[SUPPLIED RECORDS start]

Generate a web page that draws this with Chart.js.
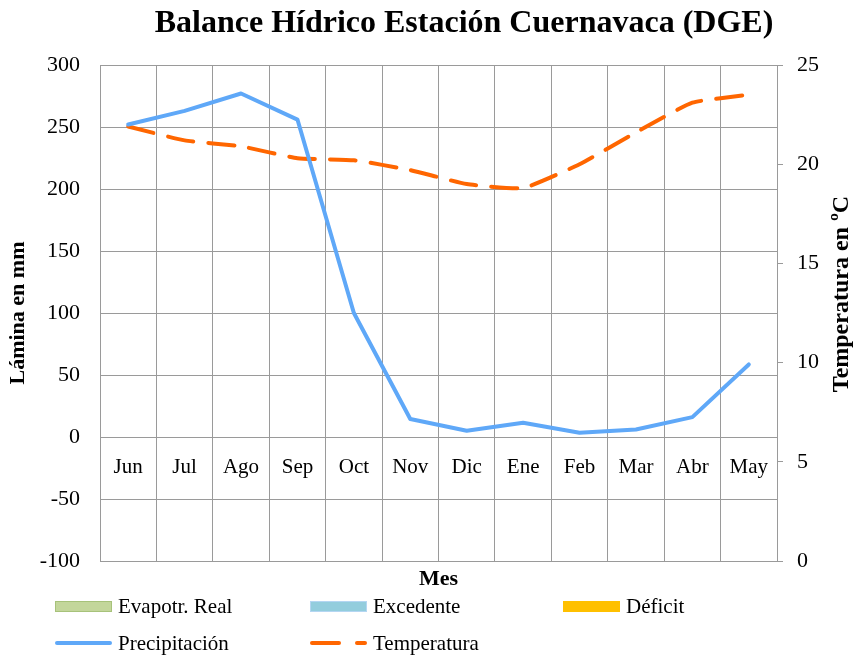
<!DOCTYPE html>
<html>
<head>
<meta charset="utf-8">
<script src="https://cdn.jsdelivr.net/npm/chart.js@4/dist/chart.umd.min.js"></script>
<style>
  html, body { margin: 0; padding: 0; background: #fff; }
  #wrap { position: relative; width: 855px; height: 657px; }
  #legend { position: absolute; left: 0; top: 0; width: 855px; height: 657px; pointer-events: none;
            font-family: "Liberation Serif", serif; font-size: 21px; color: #000; }
  .item { position: absolute; display: flex; align-items: center; height: 26px; white-space: nowrap; }
  .sw { width: 57px; height: 11px; margin-right: 6px; box-sizing: border-box; position: relative; }
</style>
</head>
<body>
<div id="wrap">
  <canvas id="c" width="855" height="657"></canvas>
  <div id="legend"></div>
</div>
<script>
// ---- Data ----
const months = ['Jun', 'Jul', 'Ago', 'Sep', 'Oct', 'Nov', 'Dic', 'Ene', 'Feb', 'Mar', 'Abr', 'May'];
const precipitacion = [252, 263, 277, 256, 100, 14.5, 5, 11.5, 3.5, 6, 16, 58.5];   // mm
const temperatura  = [21.9, 21.2, 20.9, 20.3, 20.2, 19.7, 19.0, 18.8, 20.0, 21.6, 23.1, 23.5]; // ºC
// Series listed in the legend that show no visible marks in the reference
const evapotrReal = [];
const excedente = [];
const deficit = [];
// Axis ranges / ticks
const leftTicks = { min: -100, max: 300, step: 50 };
const rightTicks = { min: 0, max: 25, step: 5 };

const chartTitle = 'Balance Hídrico Estación Cuernavaca (DGE)';
const xTitle = 'Mes';
const yTitle = 'Lámina en mm';
const y1Title = 'Temperatura en ºC';

const SERIF = '"Liberation Serif", serif';
const GRID = '#9a9a9a';

const customText = {
  id: 'customText',
  afterDraw(chart) {
    const ctx = chart.ctx;
    ctx.save();
    ctx.fillStyle = '#000';
    ctx.font = 'bold 32px ' + SERIF;
    ctx.textAlign = 'center';
    ctx.textBaseline = 'middle';
    ctx.fillText(chartTitle, 464, 24);
    ctx.translate(842, 294);
    ctx.rotate(-Math.PI / 2);
    ctx.font = 'bold 24px ' + SERIF;
    ctx.fillText(y1Title, 0, 0);
    ctx.restore();
  }
};

const datasets = [
  { type: 'bar', label: 'Evapotr. Real', data: evapotrReal, backgroundColor: '#c3d69b', borderColor: '#a7c27a', borderWidth: 1, yAxisID: 'y', xAxisID: 'x', legendKind: 'box' },
  { type: 'bar', label: 'Excedente', data: excedente, backgroundColor: '#93cddd', borderColor: '#b4d6f2', borderWidth: 1, yAxisID: 'y', xAxisID: 'x', legendKind: 'box' },
  { type: 'bar', label: 'Déficit', data: deficit, backgroundColor: '#ffc000', borderColor: '#ffc000', borderWidth: 1, yAxisID: 'y', xAxisID: 'x', legendKind: 'box' },
  { type: 'line', label: 'Precipitación', data: precipitacion, borderColor: '#5fa8f8', backgroundColor: '#5fa8f8', borderWidth: 4, pointRadius: 0, tension: 0, fill: false, yAxisID: 'y', xAxisID: 'x', borderCapStyle: 'round', borderJoinStyle: 'round', legendKind: 'line' },
  { type: 'line', label: 'Temperatura', data: temperatura, borderColor: '#ff6600', backgroundColor: '#ff6600', borderWidth: 4, borderDash: [26, 15], borderCapStyle: 'round', borderJoinStyle: 'round', pointRadius: 0, tension: 0.15, fill: false, yAxisID: 'y1', xAxisID: 'x', legendKind: 'dash' }
];

const chart = new Chart(document.getElementById('c'), {
  type: 'line',
  data: { labels: months, datasets: datasets },
  plugins: [customText],
  options: {
    responsive: false,
    devicePixelRatio: 1,
    animation: false,
    layout: { padding: { top: 65, left: 0, right: 0, bottom: 0 } },
    plugins: { legend: { display: false }, title: { display: false }, tooltip: { enabled: false } },
    scales: {
      x: {
        type: 'category',
        position: 'bottom',
        offset: true,
        grid: { display: true, offset: true, color: GRID, lineWidth: 1, drawTicks: false },
        border: { display: true, color: GRID, width: 1 },
        ticks: { display: false },
        title: { display: true, text: xTitle, color: '#000', font: { family: SERIF, size: 22, weight: 'bold' }, padding: { top: 0, bottom: 64 } },
        afterFit: s => { s.height = 96; }
      },
      x2: {
        type: 'category',
        position: { y: 0 },
        offset: true,
        grid: { display: false, drawTicks: false },
        border: { display: false },
        ticks: { color: '#000', font: { family: SERIF, size: 21 }, padding: 18, maxRotation: 0, autoSkip: false }
      },
      y: {
        position: 'left',
        min: leftTicks.min, max: leftTicks.max,
        grid: { color: GRID, lineWidth: 1, drawTicks: false },
        border: { display: true, color: GRID, width: 1 },
        ticks: { stepSize: leftTicks.step, color: '#000', font: { family: SERIF, size: 22 }, padding: 20 },
        title: { display: true, text: yTitle, color: '#000', font: { family: SERIF, size: 22, weight: 'bold' }, padding: { top: 5, bottom: 0 } },
        afterFit: s => { s.width = 100; }
      },
      y1: {
        position: 'right',
        min: rightTicks.min, max: rightTicks.max,
        grid: { drawOnChartArea: false, drawTicks: true, tickLength: 6, color: GRID },
        border: { display: true, color: GRID, width: 1 },
        ticks: { stepSize: rightTicks.step, color: '#000', font: { family: SERIF, size: 22 }, padding: 14 },
        title: { display: false },
        afterFit: s => { s.width = 78; }
      }
    }
  }
});

// ---- HTML legend built from the chart's datasets ----
const legendEl = document.getElementById('legend');
const cols = [55, 310, 563];
const rows = [606, 643];
chart.data.datasets.forEach((ds, i) => {
  const item = document.createElement('div');
  item.className = 'item';
  item.style.left = cols[i % 3] + 'px';
  item.style.top = (rows[Math.floor(i / 3)] - 13) + 'px';
  const sw = document.createElement('div');
  sw.className = 'sw';
  if (ds.legendKind === 'box') {
    sw.style.background = ds.backgroundColor;
    sw.style.border = '1px solid ' + ds.borderColor;
  } else if (ds.legendKind === 'line') {
    sw.style.height = '4px';
    sw.style.background = ds.borderColor;
    sw.style.borderRadius = '2px';
    sw.style.margin = '0 6px 0 0';
  } else {
    sw.style.height = '4px';
    sw.style.background = 'transparent';
    const a = document.createElement('div');
    a.style.cssText = 'position:absolute;left:0;top:0;width:31px;height:4px;border-radius:2px;background:' + ds.borderColor;
    const b = document.createElement('div');
    b.style.cssText = 'position:absolute;left:45px;top:0;width:12px;height:4px;border-radius:2px;background:' + ds.borderColor;
    sw.appendChild(a); sw.appendChild(b);
  }
  const txt = document.createElement('span');
  txt.textContent = ds.label;
  item.appendChild(sw);
  item.appendChild(txt);
  legendEl.appendChild(item);
});
</script>
</body>
</html>
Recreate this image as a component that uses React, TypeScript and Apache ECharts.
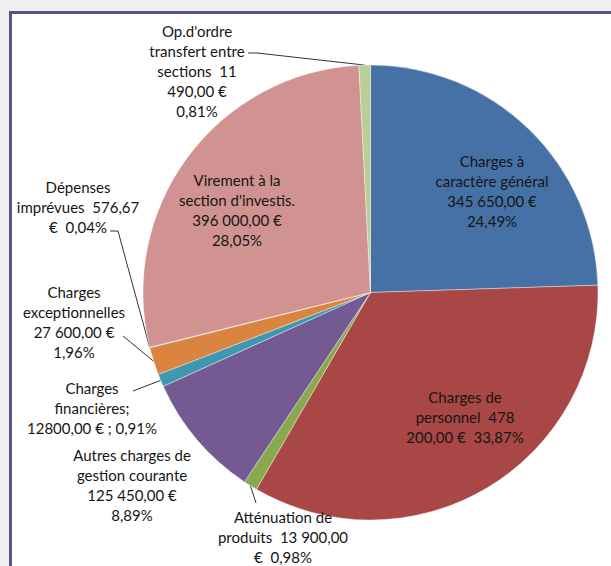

[SUPPLIED RECORDS end]

● **TASK TO COMPLETE**
From the listing above, copy every line that includes the word "this".

● **WRITTEN ANSWER**
Generate a web page that draws this with Chart.js.
Recreate this image as a component that uses React, TypeScript and Apache ECharts.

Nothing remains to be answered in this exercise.